Once you're done jamming and have all the instruments laid down, you can nip into GHMix, your own little Guitar Hero production studio, to re-order the recording and sort out the mix. Once it's done, it can be exported to play immediately, or uploaded to GHTunes for other people to download and play, complete with band biography and fully-customisable album art. There's so much scope for expanding this in the future; it all depends on just how creative players decide to get with World Tour's music creation.

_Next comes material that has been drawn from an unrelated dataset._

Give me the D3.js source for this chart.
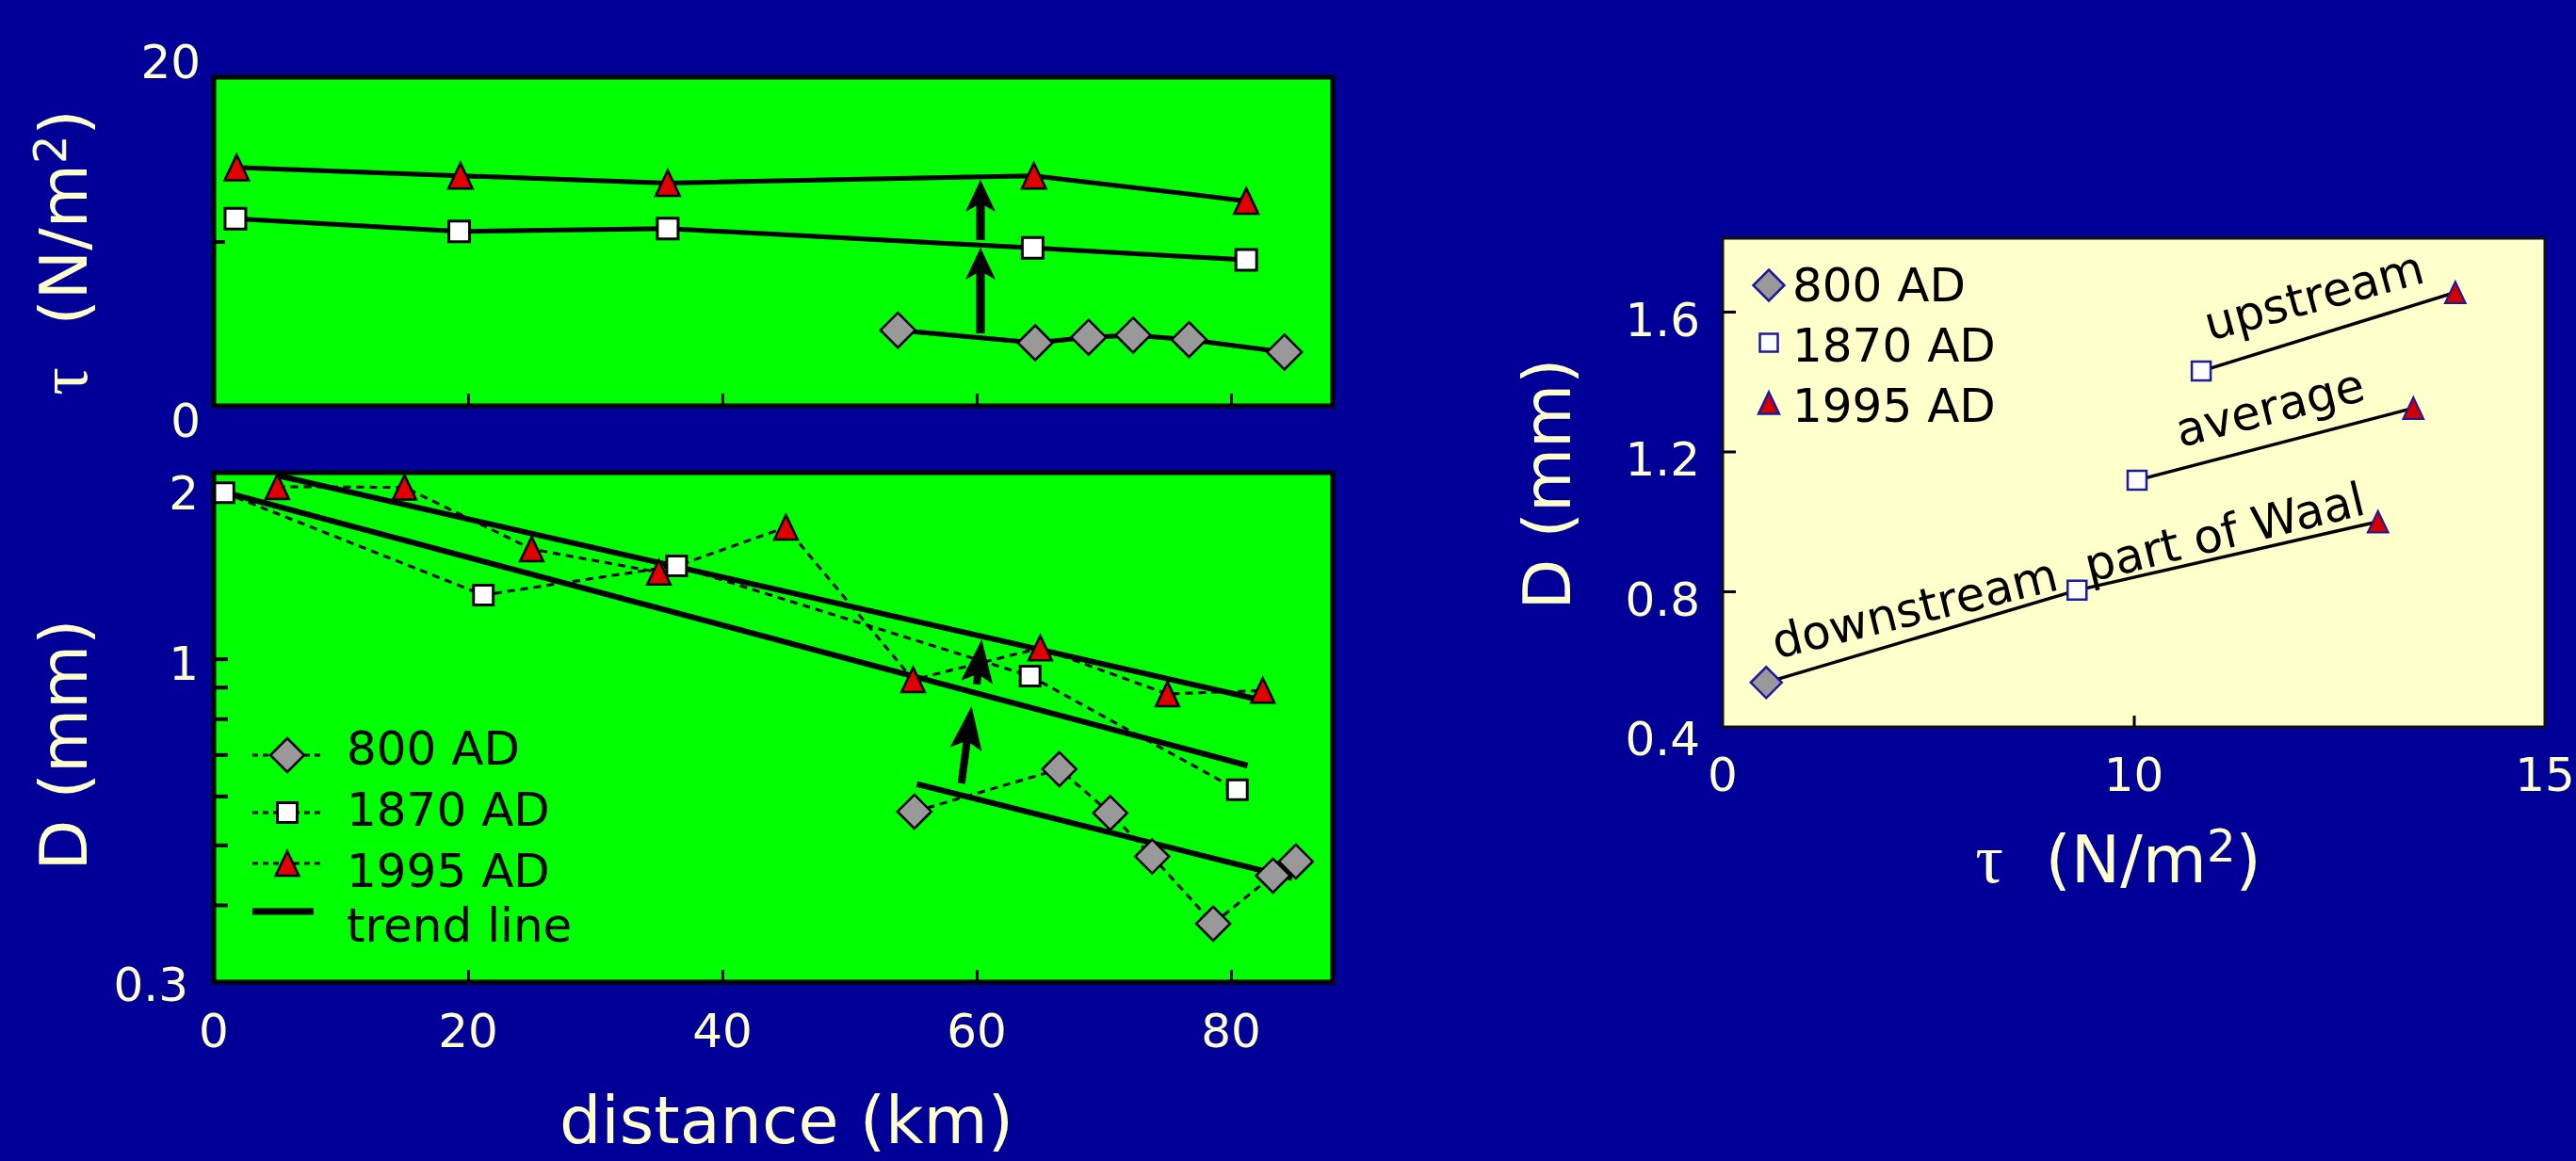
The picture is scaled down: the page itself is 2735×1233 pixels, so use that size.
<!DOCTYPE html>
<html>
<head>
<meta charset="utf-8">
<script src="https://cdn.jsdelivr.net/npm/d3@7"></script>
<style>
  body { margin: 0; background: #000099; }
  svg { display: block; }
</style>
</head>
<body>
<script>
// ---- data ----
var years = ["800 AD", "1870 AD", "1995 AD"];

// top panel: bed shear stress tau (N/m2) against distance (km)
var tauKm800 = [53.8, 64.6, 68.8, 72.3, 76.7, 84.2];
var tau800 = [4.6, 3.84, 4.17, 4.3, 4.03, 3.27];
var tauKm1870 = [1.7, 19.3, 35.7, 64.4, 81.2];
var tau1870 = [11.39, 10.62, 10.79, 9.61, 8.88];
var tauKm1995 = [1.8, 19.4, 35.7, 64.5, 81.2];
var tau1995 = [14.5, 14.0, 13.56, 14.0, 12.47];

// bottom panel: grain size D (mm) against distance (km)
var dKm800 = [55.1, 66.5, 70.5, 73.8, 78.6, 83.3, 85.1];
var d800 = [0.566, 0.663, 0.563, 0.479, 0.373, 0.446, 0.470];
var dKm1870 = [0.8, 21.2, 36.4, 64.2, 80.5];
var d1870 = [1.857, 1.268, 1.414, 0.938, 0.614];
var dKm1995 = [5, 15, 25, 35, 45, 55, 65, 75, 82.5];
var d1995 = [1.898, 1.894, 1.505, 1.380, 1.632, 0.925, 1.041, 0.877, 0.889];

// trend lines: start and end
var trendKm800 = [55.3, 84.8], trendD800 = [0.627, 0.442];
var trendKm1870 = [0.96, 81.3], trendD1870 = [1.857, 0.672];
var trendKm1995 = [5.0, 82.2], trendD1995 = [1.979, 0.859];

// arrows: [km0, v0, km1, v1]
var arrowsTau = [[60.3, 4.41, 60.3, 9.63], [60.3, 10.09, 60.3, 13.75]];
var arrowsD = [[58.8, 0.629, 59.6, 0.838], [60.0, 0.909, 60.4, 1.075]];

// right panel: D against tau, per reach
var reaches = ["downstream  part of Waal", "average", "upstream"];
var rTau800 = [5.53], rD800 = [0.539];
var rTau1870 = [9.31, 10.04, 10.82], rD1870 = [0.803, 1.118, 1.430];
var rTau1995 = [12.97, 13.40, 13.91], rD1995 = [0.999, 1.324, 1.655];

// ticks
var kmTicks = [0, 20, 40, 60, 80];
var tauTickLabels = ["0", "20"];
var dTickLabels = ["0.3", "1", "2"];
var rYTicks = [0.4, 0.8, 1.2, 1.6];
var rXTicks = [5, 10, 15];
var rXTickLabels = ["0", "10", "15"];

// ---- drawing ----
var cream = "#FFFFCC";
var font = "DejaVu Sans, Verdana, sans-serif";

var svg = d3.select("body").append("svg")
  .attr("width", 2735).attr("height", 1233)
  .style("background", "#000099");

var x = d3.scaleLinear().domain([0, 88]).range([227, 1415]);
var yTau = d3.scaleLinear().domain([0, 20]).range([431, 82]);
var yD = d3.scaleLog().domain([0.3, 2]).range([1043, 502]);
var xR = d3.scaleLinear().domain([5, 15]).range([1829, 2702]);
var yR = d3.scaleLinear().domain([0.412, 1.81]).range([772, 253]);

function zip(a, b) {
  return a.map(function (v, i) { return [v, b[i]]; });
}

function marker(g, kind, cx, cy, s, fill, stroke, sw) {
  var h = s / 2, d;
  if (kind == "diamond") {
    d = "M" + cx + "," + (cy - h) + "L" + (cx + h) + "," + cy + "L" + cx + "," + (cy + h) + "L" + (cx - h) + "," + cy + "Z";
  } else if (kind == "triangle") {
    d = "M" + cx + "," + (cy - h) + "L" + (cx + h * 0.95) + "," + (cy + h) + "L" + (cx - h * 0.95) + "," + (cy + h) + "Z";
  } else {
    d = "M" + (cx - h) + "," + (cy - h) + "h" + s + "v" + s + "h" + (-s) + "Z";
  }
  g.append("path").attr("d", d)
    .attr("fill", fill).attr("stroke", stroke).attr("stroke-width", sw)
    .attr("stroke-linejoin", "miter");
}

function arrow(g, x1, y1, x2, y2, len, half, shaft) {
  var dx = x2 - x1, dy = y2 - y1, n = Math.sqrt(dx * dx + dy * dy);
  var ux = dx / n, uy = dy / n, px = -uy, py = ux;
  var bx = x2 - ux * len, by = y2 - uy * len;
  var nx = x2 - ux * (len - 9), ny = y2 - uy * (len - 9);
  g.append("line")
    .attr("x1", x1).attr("y1", y1).attr("x2", nx).attr("y2", ny)
    .attr("stroke", "#000").attr("stroke-width", shaft);
  g.append("path")
    .attr("d", "M" + x2 + "," + y2 + "L" + (bx + px * half) + "," + (by + py * half) +
      "L" + nx + "," + ny + "L" + (bx - px * half) + "," + (by - py * half) + "Z")
    .attr("fill", "#000");
}

function styleTicks(g, w) {
  g.select(".domain").remove();
  g.attr("color", "#000");
  g.selectAll(".tick line").attr("stroke-width", w);
}

// "tau  (N/m2)" with a serif tau and a raised 2
function tauLabel(t) {
  t.append("tspan").style("font-family", "Liberation Serif, serif").style("font-size", "74px").text("\u03C4");
  t.append("tspan").text("\u00A0\u00A0(N/m");
  t.append("tspan").attr("dy", -22).style("font-size", "48px").text("2");
  t.append("tspan").attr("dy", 22).text(")");
}

var line = d3.line();

// ---------- top panel ----------
var tp = svg.append("g");
tp.append("rect").attr("x", 227).attr("y", 82).attr("width", 1188).attr("height", 349).attr("fill", "#00FF00");

tp.append("g").attr("transform", "translate(0,431)")
  .call(d3.axisBottom(x).tickValues([20, 40, 60, 80]).tickSize(-13).tickFormat(""))
  .call(styleTicks, 3);
tp.append("g").attr("transform", "translate(227,0)")
  .call(d3.axisLeft(yTau).tickValues([10]).tickSize(-12).tickFormat(""))
  .call(styleTicks, 4);

[[tauKm800, tau800], [tauKm1870, tau1870], [tauKm1995, tau1995]].forEach(function (s) {
  tp.append("path")
    .attr("d", line(zip(s[0], s[1]).map(function (p) { return [x(p[0]), yTau(p[1])]; })))
    .attr("fill", "none").attr("stroke", "#000").attr("stroke-width", 5);
});
arrowsTau.forEach(function (a) {
  arrow(tp, x(a[0]), yTau(a[1]), x(a[2]), yTau(a[3]), 34, 16, 9);
});
zip(tauKm800, tau800).forEach(function (p) { marker(tp, "diamond", x(p[0]), yTau(p[1]), 37, "#999999", "#000", 2.5); });
zip(tauKm1870, tau1870).forEach(function (p) { marker(tp, "square", x(p[0]), yTau(p[1]), 22, "#FFFFFF", "#000", 3); });
zip(tauKm1995, tau1995).forEach(function (p) { marker(tp, "triangle", x(p[0]), yTau(p[1]), 27, "#E00000", "#000", 2.5); });

tp.append("rect").attr("x", 227).attr("y", 82).attr("width", 1188).attr("height", 349)
  .attr("fill", "none").attr("stroke", "#000").attr("stroke-width", 5);

tp.selectAll("text.tick").data([0, 20]).enter().append("text")
  .attr("x", 213).attr("y", function (d) { return d == 20 ? yTau(d) + 1 : yTau(d) + 33; })
  .attr("text-anchor", "end").attr("fill", cream)
  .style("font", "50px " + font)
  .text(function (d, i) { return tauTickLabels[i]; });

tp.append("text")
  .attr("transform", "translate(92,268) rotate(-90)")
  .attr("text-anchor", "middle").attr("fill", cream)
  .style("font", "70px " + font)
  .call(tauLabel);

// ---------- bottom panel ----------
var bp = svg.append("g");
bp.append("rect").attr("x", 227).attr("y", 502).attr("width", 1188).attr("height", 541).attr("fill", "#00FF00");

bp.append("g").attr("transform", "translate(0,1043)")
  .call(d3.axisBottom(x).tickValues([20, 40, 60, 80]).tickSize(-13).tickFormat(""))
  .call(styleTicks, 3);
bp.append("g").attr("transform", "translate(227,0)")
  .call(d3.axisLeft(yD).tickValues([0.4, 0.5, 0.6, 0.7, 0.8, 0.9, 1]).tickSize(-15).tickFormat(""))
  .call(styleTicks, 4);

var dotted = [[dKm800, d800], [dKm1870, d1870], [dKm1995, d1995]];
dotted.forEach(function (s) {
  bp.append("path")
    .attr("d", line(zip(s[0], s[1]).map(function (p) { return [x(p[0]), yD(p[1])]; })))
    .attr("fill", "none").attr("stroke", "#000").attr("stroke-width", 3)
    .attr("stroke-dasharray", "8,6");
});
[[trendKm800, trendD800], [trendKm1870, trendD1870], [trendKm1995, trendD1995]].forEach(function (s) {
  bp.append("path")
    .attr("d", line(zip(s[0], s[1]).map(function (p) { return [x(p[0]), yD(p[1])]; })))
    .attr("fill", "none").attr("stroke", "#000").attr("stroke-width", 6);
});
arrowsD.forEach(function (a) {
  arrow(bp, x(a[0]), yD(a[1]), x(a[2]), yD(a[3]), 46, 17, 8);
});
zip(dKm800, d800).forEach(function (p) { marker(bp, "diamond", x(p[0]), yD(p[1]), 36, "#999999", "#000", 2.5); });
zip(dKm1870, d1870).forEach(function (p) { marker(bp, "square", x(p[0]), yD(p[1]), 21, "#FFFFFF", "#000", 3); });
zip(dKm1995, d1995).forEach(function (p) { marker(bp, "triangle", x(p[0]), yD(p[1]), 26, "#E00000", "#000", 2.5); });

// legend
var legY = [802, 863, 917];
var legBase = [812, 877, 942, 1000];
var kinds = ["diamond", "square", "triangle"];
var fills = ["#999999", "#FFFFFF", "#E00000"];
var sizes = [36, 21, 26];
kinds.forEach(function (k, i) {
  bp.append("line").attr("x1", 268).attr("x2", 340).attr("y1", legY[i]).attr("y2", legY[i])
    .attr("stroke", "#000").attr("stroke-width", 3).attr("stroke-dasharray", "6,5");
  marker(bp, k, 305, legY[i], sizes[i], fills[i], "#000", k == "square" ? 3 : 2.5);
});
bp.append("line").attr("x1", 268).attr("x2", 333).attr("y1", 968).attr("y2", 968)
  .attr("stroke", "#000").attr("stroke-width", 7);
years.concat(["trend line"]).forEach(function (t, i) {
  bp.append("text").attr("x", 368).attr("y", legBase[i])
    .attr("fill", "#000").style("font", "50px " + font).text(t);
});

bp.append("rect").attr("x", 227).attr("y", 502).attr("width", 1188).attr("height", 541)
  .attr("fill", "none").attr("stroke", "#000").attr("stroke-width", 5);

bp.selectAll("text.ytick").data([0.3, 1, 2]).enter().append("text")
  .attr("x", function (d) { return d == 0.3 ? 200 : 211; })
  .attr("y", function (d) { return d == 2 ? yD(d) + 39 : d == 1 ? yD(d) + 22 : yD(d) + 20; })
  .attr("text-anchor", "end").attr("fill", cream)
  .style("font", "50px " + font)
  .text(function (d, i) { return dTickLabels[i]; });

bp.selectAll("text.xtick").data(kmTicks).enter().append("text")
  .attr("x", function (d) { return x(d); }).attr("y", 1112)
  .attr("text-anchor", "middle").attr("fill", cream)
  .style("font", "50px " + font)
  .text(function (d) { return d; });

bp.append("text")
  .attr("transform", "translate(92,791) rotate(-90)")
  .attr("text-anchor", "middle").attr("fill", cream)
  .style("font", "70px " + font)
  .text("D (mm)");

bp.append("text")
  .attr("x", 835).attr("y", 1214)
  .attr("text-anchor", "middle").attr("fill", cream)
  .style("font", "70px " + font)
  .text("distance (km)");

// ---------- right panel ----------
var rp = svg.append("g");
rp.append("rect").attr("x", 1829).attr("y", 253).attr("width", 873).attr("height", 519)
  .attr("fill", "#FFFFCC").attr("stroke", "#111").attr("stroke-width", 3);

rp.append("g").attr("transform", "translate(1829,0)")
  .call(d3.axisLeft(yR).tickValues([0.8, 1.2, 1.6]).tickSize(-14).tickFormat(""))
  .call(styleTicks, 3);
rp.append("g").attr("transform", "translate(0,772)")
  .call(d3.axisBottom(xR).tickValues([10]).tickSize(-12).tickFormat(""))
  .call(styleTicks, 3);

var reachLines = [
  [[rTau800[0], rD800[0]], [rTau1870[0], rD1870[0]], [rTau1995[0], rD1995[0]]],
  [[rTau1870[1], rD1870[1]], [rTau1995[1], rD1995[1]]],
  [[rTau1870[2], rD1870[2]], [rTau1995[2], rD1995[2]]]
];
reachLines.forEach(function (pts) {
  rp.append("path")
    .attr("d", line(pts.map(function (p) { return [xR(p[0]), yR(p[1])]; })))
    .attr("fill", "none").attr("stroke", "#000").attr("stroke-width", 3.5);
});

// reach labels, placed along their lines
var labelAt = [
  { px: xR(rTau800[0]) + 11, py: yR(rD800[0]) - 25, ang: -13.8 },
  { px: xR(rTau1870[1]) + 46, py: yR(rD1870[1]) - 35, ang: -14.3 },
  { px: xR(rTau1870[2]) + 9, py: yR(rD1870[2]) - 32, ang: -15.2 }
];
reaches.forEach(function (t, i) {
  rp.append("text")
    .attr("transform", "translate(" + labelAt[i].px + "," + labelAt[i].py + ") rotate(" + labelAt[i].ang + ")")
    .attr("fill", "#000").style("font", "50px " + font)
    .text(t.replace(/ /g, "\u00A0"));
});

var navy = "#1a1a9a";
zip(rTau800, rD800).forEach(function (p) { marker(rp, "diamond", xR(p[0]), yR(p[1]), 33, "#999999", navy, 2.5); });
zip(rTau1870, rD1870).forEach(function (p) { marker(rp, "square", xR(p[0]), yR(p[1]), 20, "#FFFFFF", navy, 2.5); });
zip(rTau1995, rD1995).forEach(function (p) { marker(rp, "triangle", xR(p[0]), yR(p[1]), 23, "#D00000", navy, 2); });

// right legend
var rLegY = [303, 364, 428];
var rLegBase = [320, 384, 448];
var rSizes = [33, 19, 23];
kinds.forEach(function (k, i) {
  marker(rp, k, 1878, rLegY[i], rSizes[i], k == "triangle" ? "#D00000" : fills[i], navy, 2.5);
  rp.append("text").attr("x", 1903).attr("y", rLegBase[i])
    .attr("fill", "#000").style("font", "50px " + font).text(years[i]);
});

rp.selectAll("text.ry").data(rYTicks).enter().append("text")
  .attr("x", 1805).attr("y", function (d) { return yR(d) + 26; })
  .attr("text-anchor", "end").attr("fill", cream)
  .style("font", "50px " + font)
  .text(function (d) { return d.toFixed(1); });

rp.selectAll("text.rx").data(rXTicks).enter().append("text")
  .attr("x", function (d) { return xR(d); }).attr("y", 840)
  .attr("text-anchor", "middle").attr("fill", cream)
  .style("font", "50px " + font)
  .text(function (d, i) { return rXTickLabels[i]; });

rp.append("text")
  .attr("transform", "translate(1667,514) rotate(-90)")
  .attr("text-anchor", "middle").attr("fill", cream)
  .style("font", "70px " + font)
  .text("D (mm)");

rp.append("text")
  .attr("x", 2249).attr("y", 937)
  .attr("text-anchor", "middle").attr("fill", cream)
  .style("font", "70px " + font)
  .call(tauLabel);
</script>
</body>
</html>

It's possible that the comprehensiveness of these tools might seem almost ridiculous. Why learn how to play fake instruments to this degree of proficiency when you could be learning an actual instrument? The difference is, though, that we've already learned how to play Guitar Hero - World Tour is giving us the opportunity to transfer those impressive but inescapably useless fake-guitar playing skills into creative endeavour.
And it works. It's fun and completely compulsive, and after weeks or months of experimenting with scales and harmonies and chromatics, figuring out what sounds work well together and messing around with drum-tracks, it's easy to imagine developing an understanding of music that could be put to use far beyond these in-game music tools. People who have fun just jamming in E Major and thrashing out noises on the drums in September might be making sophisticated tracks by next May.
The edge that all of this gives World Tour over Rock Band, and its sequel, is enormous if you're interested in the potential of music creation. If you're more interested in just the track-list and the experience of playing along, the contest is going to be closer. Rock Band is the most professional execution of the beat-matching videogame that yet exists - slick, good-looking and packed with well-chosen tracks - and Rock Band 2 looks like it's going to build on those strengths, offering more music and a better set of instruments. Were these two games competing purely on those terms, Rock Band would probably win out, given its advantages of priority and effortless Harmonix cool next to Guitar Hero's slightly overcooked, self-consciously extreme sense of rock.
But as it is, Guitar Hero: World Tour has carved out its own music-creation niche, and the two games differ enough in what they offer to justify both their places in store shelves. What's more, the eminently sensible decision to make all peripherals for both games cross-compatible ensures that neither will lose out needlessly on potential customers.
Guitar Hero: World Tour is turning us from gamers with plastic, pretend instruments into potential musicians. It is giving us an extremely complex set of tools to create our own music on equipment that we understand and have years of practice using just for fun. There's something so incredible about this, something that really speaks about the magic of videogames in general; how they can educate, stimulate and transcend themselves in the hands of enthusiastic players to become something that we'd never have dreamed of just a few years prior.
Guitar Hero: World Tour is due out in October.